DATASET CONTENT:
:::::

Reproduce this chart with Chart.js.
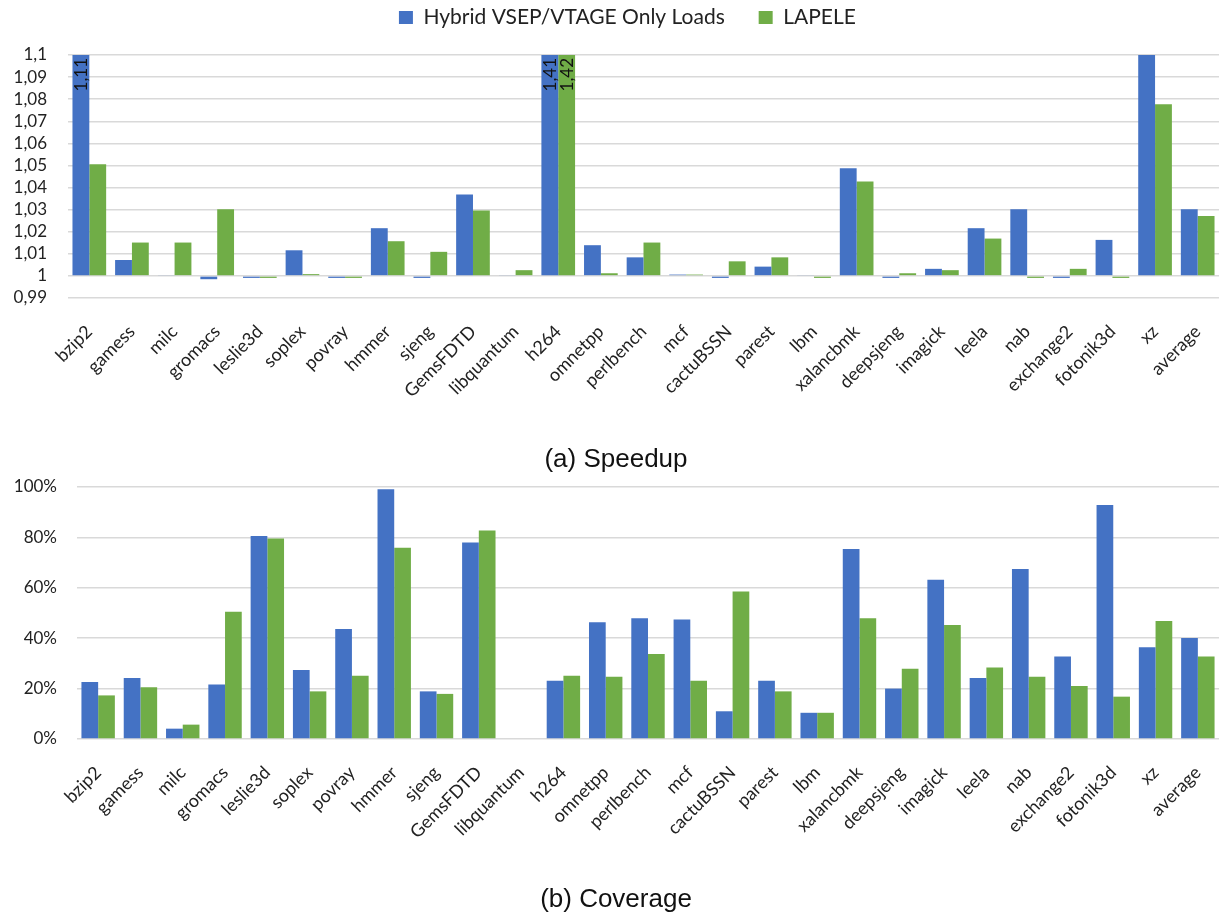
<!DOCTYPE html>
<html><head><meta charset="utf-8">
<script src="https://cdn.jsdelivr.net/npm/chart.js@4.4.0/dist/chart.umd.min.js"></script>
<style>
html,body{margin:0;padding:0;background:#fff;}
#wrap{position:relative;width:1219px;height:916px;overflow:hidden;background:#fff;}
canvas{position:absolute;left:0;}
.cap{position:absolute;left:0;width:1232px;text-align:center;font-family:"Liberation Sans",Arial,sans-serif;font-size:26px;line-height:26px;color:#111;}
</style></head><body>
<div id="wrap">
<canvas id="c1" width="1219" height="440" style="top:0"></canvas>
<canvas id="c2" width="1219" height="420" style="top:470px"></canvas>
<div class="cap" style="top:445px">(a) Speedup</div>
<div class="cap" style="top:885px">(b) Coverage</div>
</div>
<script>
const categories = ['bzip2','gamess','milc','gromacs','leslie3d','soplex','povray','hmmer','sjeng','GemsFDTD','libquantum','h264','omnetpp','perlbench','mcf','cactuBSSN','parest','lbm','xalancbmk','deepsjeng','imagick','leela','nab','exchange2','fotonik3d','xz','average'];
const seriesNames = ['Hybrid VSEP/VTAGE Only Loads', 'LAPELE'];
const speedupHybrid = [1.11, 1.0072, 1.0003, 0.9985, 0.9991, 1.0116, 0.9991, 1.0216, 0.9991, 1.0368, 1.0003, 1.41, 1.0139, 1.0084, 1.0006, 0.9991, 1.0042, 1.0003, 1.0487, 0.9991, 1.0032, 1.0216, 1.0302, 0.9991, 1.0163, 1.10, 1.0302];
const speedupLapele = [1.0505, 1.0151, 1.0151, 1.0302, 0.9991, 1.0008, 0.9991, 1.0157, 1.0109, 1.0296, 1.0026, 1.42, 1.0012, 1.0151, 1.0006, 1.0066, 1.0084, 0.9991, 1.0427, 1.0012, 1.0026, 1.0169, 0.9991, 1.0032, 0.9991, 1.0777, 1.0271];
const coverageHybrid = [0.226, 0.242, 0.041, 0.216, 0.806, 0.274, 0.437, 0.991, 0.189, 0.780, 0, 0.231, 0.463, 0.479, 0.474, 0.110, 0.231, 0.104, 0.754, 0.200, 0.632, 0.242, 0.675, 0.327, 0.929, 0.364, 0.401];
const coverageLapele = [0.173, 0.205, 0.057, 0.505, 0.796, 0.189, 0.251, 0.759, 0.179, 0.827, 0, 0.251, 0.247, 0.337, 0.231, 0.585, 0.189, 0.104, 0.479, 0.279, 0.452, 0.284, 0.247, 0.210, 0.168, 0.468, 0.327];
const speedupTicks = {min: 0.99, max: 1.1, step: 0.01};
const coverageTicks = {min: 0, max: 1, step: 0.2};

const BLUE = '#4472C4', GREEN = '#70AD47', GRID = '#D9D9D9', TXT = '#222';
const FONT = 'Lato, "Open Sans", sans-serif';
const fmt = v => String(Math.round(v * 100) / 100).replace('.', ',');

const overflowLabels = {
  id: 'overflowLabels',
  afterDatasetsDraw(chart) {
    const {ctx, chartArea, scales: {y}} = chart;
    ctx.save();
    ctx.font = '17px ' + FONT;
    ctx.fillStyle = '#111';
    ctx.textAlign = 'right';
    ctx.textBaseline = 'middle';
    chart.data.datasets.forEach((ds, di) => {
      const meta = chart.getDatasetMeta(di);
      ds.data.forEach((v, i) => {
        if (v > y.max + 1e-9) {
          const el = meta.data[i];
          ctx.save();
          ctx.translate(el.x + 1, chartArea.top + 3);
          ctx.rotate(-Math.PI / 2);
          ctx.fillText(fmt(v), 0, 0);
          ctx.restore();
        }
      });
    });
    ctx.restore();
  }
};

function makeChart(id, d1, d2, tk, opts) {
  return new Chart(document.getElementById(id), {
    type: 'bar',
    data: {
      labels: categories,
      datasets: [
        {label: seriesNames[0], data: d1, backgroundColor: BLUE, base: tk.min >= 0.5 ? 1 : 0, borderWidth: 0},
        {label: seriesNames[1], data: d2, backgroundColor: GREEN, base: tk.min >= 0.5 ? 1 : 0, borderWidth: 0}
      ]
    },
    plugins: opts.plugins || [],
    options: {
      responsive: false,
      animation: false,
      devicePixelRatio: 1,
      categoryPercentage: 0.79,
      barPercentage: 1.0,
      layout: {padding: 0},
      plugins: {
        tooltip: {enabled: false},
        legend: opts.legend,
        title: opts.title
      },
      scales: {
        x: {
          offset: true,
          grid: {display: false, drawTicks: false},
          border: {display: false},
          ticks: {
            autoSkip: false, minRotation: 45, maxRotation: 45,
            color: TXT, font: {family: FONT, size: 18}, padding: opts.xPad
          },
          afterFit(s) { s.height = opts.xHeight; s.paddingLeft = 0; s.paddingRight = 0; }
        },
        y: {
          min: tk.min, max: tk.max,
          grid: {color: GRID, lineWidth: 1.5, drawTicks: false},
          border: {display: false},
          ticks: {
            autoSkip: false,
            stepSize: tk.step, color: TXT, font: {family: FONT, size: 17},
            padding: opts.yPad, callback: opts.tickFmt
          },
          afterFit(s) { s.width = opts.yWidth; if (opts.top != null) s.paddingTop = opts.top; }
        }
      }
    }
  });
}

makeChart('c1', speedupHybrid, speedupLapele, speedupTicks, {
  plugins: [overflowLabels],
  legend: {
    display: true, position: 'top', align: 'center', fullSize: false,
    labels: {
      color: TXT, font: {family: FONT, size: 21}, boxWidth: 14, boxHeight: 13, padding: 7,
      generateLabels(chart) {
        return chart.data.datasets.map((ds, i) => ({
          text: i === 0 ? ds.label + '     ' : ds.label + '      ',
          fillStyle: ds.backgroundColor, strokeStyle: ds.backgroundColor,
          lineWidth: 0, hidden: false, datasetIndex: i, fontColor: TXT
        }));
      }
    }
  },
  title: {display: true, text: ' ', weight: 500, font: {size: 10, lineHeight: 1}, padding: {top: 3, bottom: 4}},
  xHeight: 440 - 298, yWidth: 68, top: null, xPad: 23, yPad: 21,
  tickFmt: v => fmt(v)
});

makeChart('c2', coverageHybrid, coverageLapele, coverageTicks, {
  legend: {display: false},
  title: {display: false},
  xHeight: 420 - 269, yWidth: 77, top: 17, xPad: 23, yPad: 20,
  tickFmt: v => Math.round(v * 100) + '%'
});
</script>
</body></html>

:::::

PROBLEM: Reproduce all of the data exactly, omitting each picture it holds.

TASK ANSWER:
Reproduce this chart with Chart.js.
<!DOCTYPE html>
<html><head><meta charset="utf-8">
<script src="https://cdn.jsdelivr.net/npm/chart.js@4.4.0/dist/chart.umd.min.js"></script>
<style>
html,body{margin:0;padding:0;background:#fff;}
#wrap{position:relative;width:1219px;height:916px;overflow:hidden;background:#fff;}
canvas{position:absolute;left:0;}
.cap{position:absolute;left:0;width:1232px;text-align:center;font-family:"Liberation Sans",Arial,sans-serif;font-size:26px;line-height:26px;color:#111;}
</style></head><body>
<div id="wrap">
<canvas id="c1" width="1219" height="440" style="top:0"></canvas>
<canvas id="c2" width="1219" height="420" style="top:470px"></canvas>
<div class="cap" style="top:445px">(a) Speedup</div>
<div class="cap" style="top:885px">(b) Coverage</div>
</div>
<script>
const categories = ['bzip2','gamess','milc','gromacs','leslie3d','soplex','povray','hmmer','sjeng','GemsFDTD','libquantum','h264','omnetpp','perlbench','mcf','cactuBSSN','parest','lbm','xalancbmk','deepsjeng','imagick','leela','nab','exchange2','fotonik3d','xz','average'];
const seriesNames = ['Hybrid VSEP/VTAGE Only Loads', 'LAPELE'];
const speedupHybrid = [1.11, 1.0072, 1.0003, 0.9985, 0.9991, 1.0116, 0.9991, 1.0216, 0.9991, 1.0368, 1.0003, 1.41, 1.0139, 1.0084, 1.0006, 0.9991, 1.0042, 1.0003, 1.0487, 0.9991, 1.0032, 1.0216, 1.0302, 0.9991, 1.0163, 1.10, 1.0302];
const speedupLapele = [1.0505, 1.0151, 1.0151, 1.0302, 0.9991, 1.0008, 0.9991, 1.0157, 1.0109, 1.0296, 1.0026, 1.42, 1.0012, 1.0151, 1.0006, 1.0066, 1.0084, 0.9991, 1.0427, 1.0012, 1.0026, 1.0169, 0.9991, 1.0032, 0.9991, 1.0777, 1.0271];
const coverageHybrid = [0.226, 0.242, 0.041, 0.216, 0.806, 0.274, 0.437, 0.991, 0.189, 0.780, 0, 0.231, 0.463, 0.479, 0.474, 0.110, 0.231, 0.104, 0.754, 0.200, 0.632, 0.242, 0.675, 0.327, 0.929, 0.364, 0.401];
const coverageLapele = [0.173, 0.205, 0.057, 0.505, 0.796, 0.189, 0.251, 0.759, 0.179, 0.827, 0, 0.251, 0.247, 0.337, 0.231, 0.585, 0.189, 0.104, 0.479, 0.279, 0.452, 0.284, 0.247, 0.210, 0.168, 0.468, 0.327];
const speedupTicks = {min: 0.99, max: 1.1, step: 0.01};
const coverageTicks = {min: 0, max: 1, step: 0.2};

const BLUE = '#4472C4', GREEN = '#70AD47', GRID = '#D9D9D9', TXT = '#222';
const FONT = 'Lato, "Open Sans", sans-serif';
const fmt = v => String(Math.round(v * 100) / 100).replace('.', ',');

const overflowLabels = {
  id: 'overflowLabels',
  afterDatasetsDraw(chart) {
    const {ctx, chartArea, scales: {y}} = chart;
    ctx.save();
    ctx.font = '17px ' + FONT;
    ctx.fillStyle = '#111';
    ctx.textAlign = 'right';
    ctx.textBaseline = 'middle';
    chart.data.datasets.forEach((ds, di) => {
      const meta = chart.getDatasetMeta(di);
      ds.data.forEach((v, i) => {
        if (v > y.max + 1e-9) {
          const el = meta.data[i];
          ctx.save();
          ctx.translate(el.x + 1, chartArea.top + 3);
          ctx.rotate(-Math.PI / 2);
          ctx.fillText(fmt(v), 0, 0);
          ctx.restore();
        }
      });
    });
    ctx.restore();
  }
};

function makeChart(id, d1, d2, tk, opts) {
  return new Chart(document.getElementById(id), {
    type: 'bar',
    data: {
      labels: categories,
      datasets: [
        {label: seriesNames[0], data: d1, backgroundColor: BLUE, base: tk.min >= 0.5 ? 1 : 0, borderWidth: 0},
        {label: seriesNames[1], data: d2, backgroundColor: GREEN, base: tk.min >= 0.5 ? 1 : 0, borderWidth: 0}
      ]
    },
    plugins: opts.plugins || [],
    options: {
      responsive: false,
      animation: false,
      devicePixelRatio: 1,
      categoryPercentage: 0.79,
      barPercentage: 1.0,
      layout: {padding: 0},
      plugins: {
        tooltip: {enabled: false},
        legend: opts.legend,
        title: opts.title
      },
      scales: {
        x: {
          offset: true,
          grid: {display: false, drawTicks: false},
          border: {display: false},
          ticks: {
            autoSkip: false, minRotation: 45, maxRotation: 45,
            color: TXT, font: {family: FONT, size: 18}, padding: opts.xPad
          },
          afterFit(s) { s.height = opts.xHeight; s.paddingLeft = 0; s.paddingRight = 0; }
        },
        y: {
          min: tk.min, max: tk.max,
          grid: {color: GRID, lineWidth: 1.5, drawTicks: false},
          border: {display: false},
          ticks: {
            autoSkip: false,
            stepSize: tk.step, color: TXT, font: {family: FONT, size: 17},
            padding: opts.yPad, callback: opts.tickFmt
          },
          afterFit(s) { s.width = opts.yWidth; if (opts.top != null) s.paddingTop = opts.top; }
        }
      }
    }
  });
}

makeChart('c1', speedupHybrid, speedupLapele, speedupTicks, {
  plugins: [overflowLabels],
  legend: {
    display: true, position: 'top', align: 'center', fullSize: false,
    labels: {
      color: TXT, font: {family: FONT, size: 21}, boxWidth: 14, boxHeight: 13, padding: 7,
      generateLabels(chart) {
        return chart.data.datasets.map((ds, i) => ({
          text: i === 0 ? ds.label + '     ' : ds.label + '      ',
          fillStyle: ds.backgroundColor, strokeStyle: ds.backgroundColor,
          lineWidth: 0, hidden: false, datasetIndex: i, fontColor: TXT
        }));
      }
    }
  },
  title: {display: true, text: ' ', weight: 500, font: {size: 10, lineHeight: 1}, padding: {top: 3, bottom: 4}},
  xHeight: 440 - 298, yWidth: 68, top: null, xPad: 23, yPad: 21,
  tickFmt: v => fmt(v)
});

makeChart('c2', coverageHybrid, coverageLapele, coverageTicks, {
  legend: {display: false},
  title: {display: false},
  xHeight: 420 - 269, yWidth: 77, top: 17, xPad: 23, yPad: 20,
  tickFmt: v => Math.round(v * 100) + '%'
});
</script>
</body></html>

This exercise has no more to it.